Quote from the first line below through the line that contains "import plotly.graph_objects as go", both included, and leave the pictures out.
* * *
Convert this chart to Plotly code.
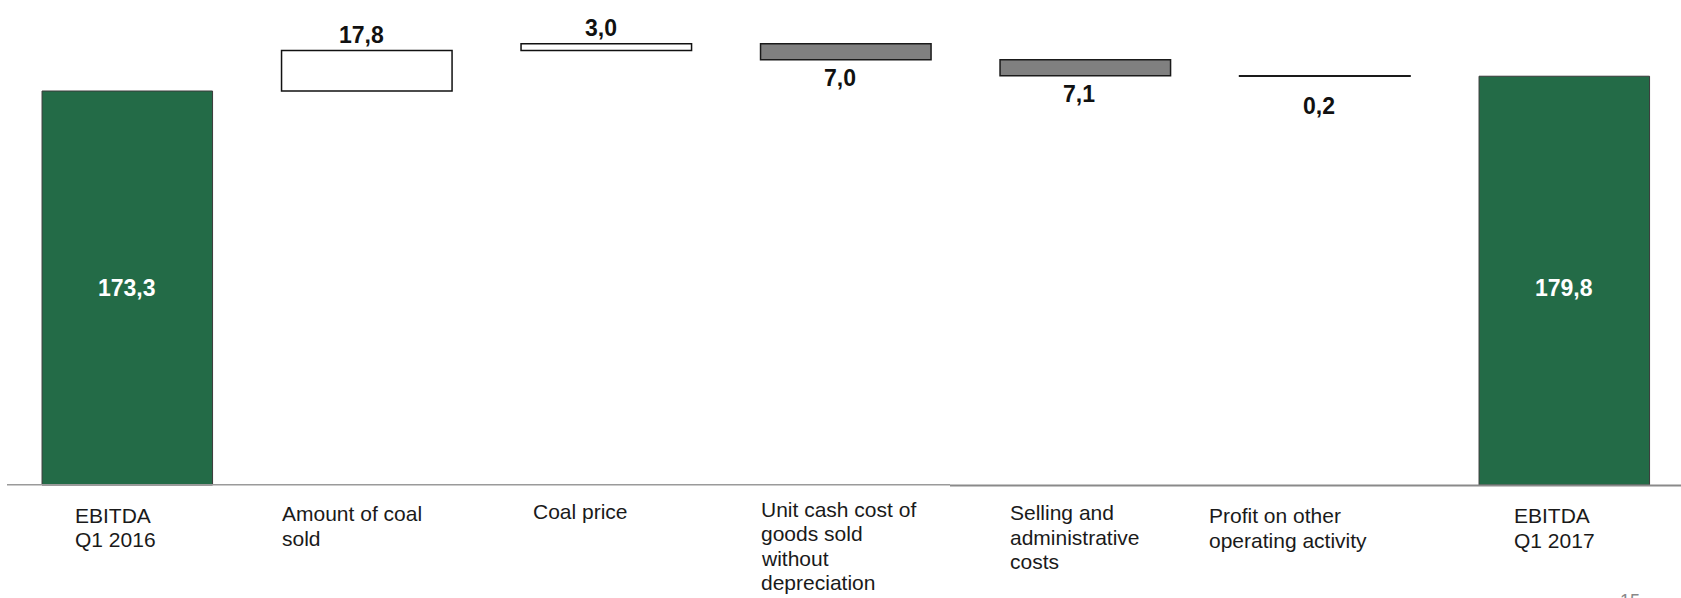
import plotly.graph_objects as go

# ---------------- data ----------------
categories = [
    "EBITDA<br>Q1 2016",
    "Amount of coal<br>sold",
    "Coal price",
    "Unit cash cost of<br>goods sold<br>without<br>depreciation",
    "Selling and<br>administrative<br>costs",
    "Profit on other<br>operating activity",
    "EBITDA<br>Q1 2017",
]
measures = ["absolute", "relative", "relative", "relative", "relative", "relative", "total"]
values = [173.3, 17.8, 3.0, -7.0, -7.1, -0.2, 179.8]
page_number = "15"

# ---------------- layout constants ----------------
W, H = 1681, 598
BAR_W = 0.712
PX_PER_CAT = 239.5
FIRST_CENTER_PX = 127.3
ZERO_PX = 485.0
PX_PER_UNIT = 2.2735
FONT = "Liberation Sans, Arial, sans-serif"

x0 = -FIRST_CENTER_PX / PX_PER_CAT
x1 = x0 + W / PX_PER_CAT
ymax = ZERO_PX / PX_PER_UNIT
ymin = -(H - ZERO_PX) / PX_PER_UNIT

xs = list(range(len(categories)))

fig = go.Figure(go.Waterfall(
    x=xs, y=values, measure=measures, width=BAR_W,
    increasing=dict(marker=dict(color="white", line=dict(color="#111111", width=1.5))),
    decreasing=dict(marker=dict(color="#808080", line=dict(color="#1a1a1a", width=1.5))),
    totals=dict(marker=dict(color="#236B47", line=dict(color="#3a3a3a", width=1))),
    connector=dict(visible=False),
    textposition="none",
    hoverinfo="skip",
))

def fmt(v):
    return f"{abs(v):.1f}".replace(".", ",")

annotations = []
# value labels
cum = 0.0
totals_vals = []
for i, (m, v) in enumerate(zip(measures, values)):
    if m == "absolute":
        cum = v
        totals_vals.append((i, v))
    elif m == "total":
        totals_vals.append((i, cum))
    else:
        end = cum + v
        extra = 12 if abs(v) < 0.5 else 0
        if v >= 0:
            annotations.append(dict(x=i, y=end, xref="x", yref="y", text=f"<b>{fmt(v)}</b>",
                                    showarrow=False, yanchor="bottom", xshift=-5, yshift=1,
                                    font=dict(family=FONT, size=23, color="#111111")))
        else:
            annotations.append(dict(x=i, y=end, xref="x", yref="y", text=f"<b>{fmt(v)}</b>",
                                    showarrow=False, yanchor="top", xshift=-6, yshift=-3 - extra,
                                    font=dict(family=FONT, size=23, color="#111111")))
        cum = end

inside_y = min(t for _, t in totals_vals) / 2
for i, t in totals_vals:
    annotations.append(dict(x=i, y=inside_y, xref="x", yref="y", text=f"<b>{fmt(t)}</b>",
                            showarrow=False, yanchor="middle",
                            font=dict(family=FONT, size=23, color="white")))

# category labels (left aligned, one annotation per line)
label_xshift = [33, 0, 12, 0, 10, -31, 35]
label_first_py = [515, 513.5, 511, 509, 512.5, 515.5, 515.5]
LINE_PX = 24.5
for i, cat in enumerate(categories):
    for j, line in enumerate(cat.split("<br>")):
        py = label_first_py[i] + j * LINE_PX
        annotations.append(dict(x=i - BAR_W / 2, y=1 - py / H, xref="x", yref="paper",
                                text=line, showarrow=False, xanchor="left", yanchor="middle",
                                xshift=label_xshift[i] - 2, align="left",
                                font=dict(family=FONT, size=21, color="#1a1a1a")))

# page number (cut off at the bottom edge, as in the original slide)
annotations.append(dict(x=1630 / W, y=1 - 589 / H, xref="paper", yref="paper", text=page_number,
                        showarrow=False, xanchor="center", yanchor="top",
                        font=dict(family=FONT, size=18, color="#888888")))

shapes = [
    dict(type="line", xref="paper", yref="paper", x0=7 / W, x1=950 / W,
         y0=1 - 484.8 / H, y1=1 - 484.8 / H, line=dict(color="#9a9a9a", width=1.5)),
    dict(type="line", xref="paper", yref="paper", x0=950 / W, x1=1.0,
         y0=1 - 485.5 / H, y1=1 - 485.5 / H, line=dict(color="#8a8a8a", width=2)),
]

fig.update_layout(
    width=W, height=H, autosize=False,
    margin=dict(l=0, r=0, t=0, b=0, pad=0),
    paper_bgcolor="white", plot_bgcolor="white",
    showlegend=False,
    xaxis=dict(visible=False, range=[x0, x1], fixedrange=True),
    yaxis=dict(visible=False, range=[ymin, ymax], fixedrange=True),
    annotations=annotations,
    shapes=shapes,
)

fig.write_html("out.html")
* * *
• **RESPONSE FOR THIS EXERCISE**
Convert this chart to Plotly code.
import plotly.graph_objects as go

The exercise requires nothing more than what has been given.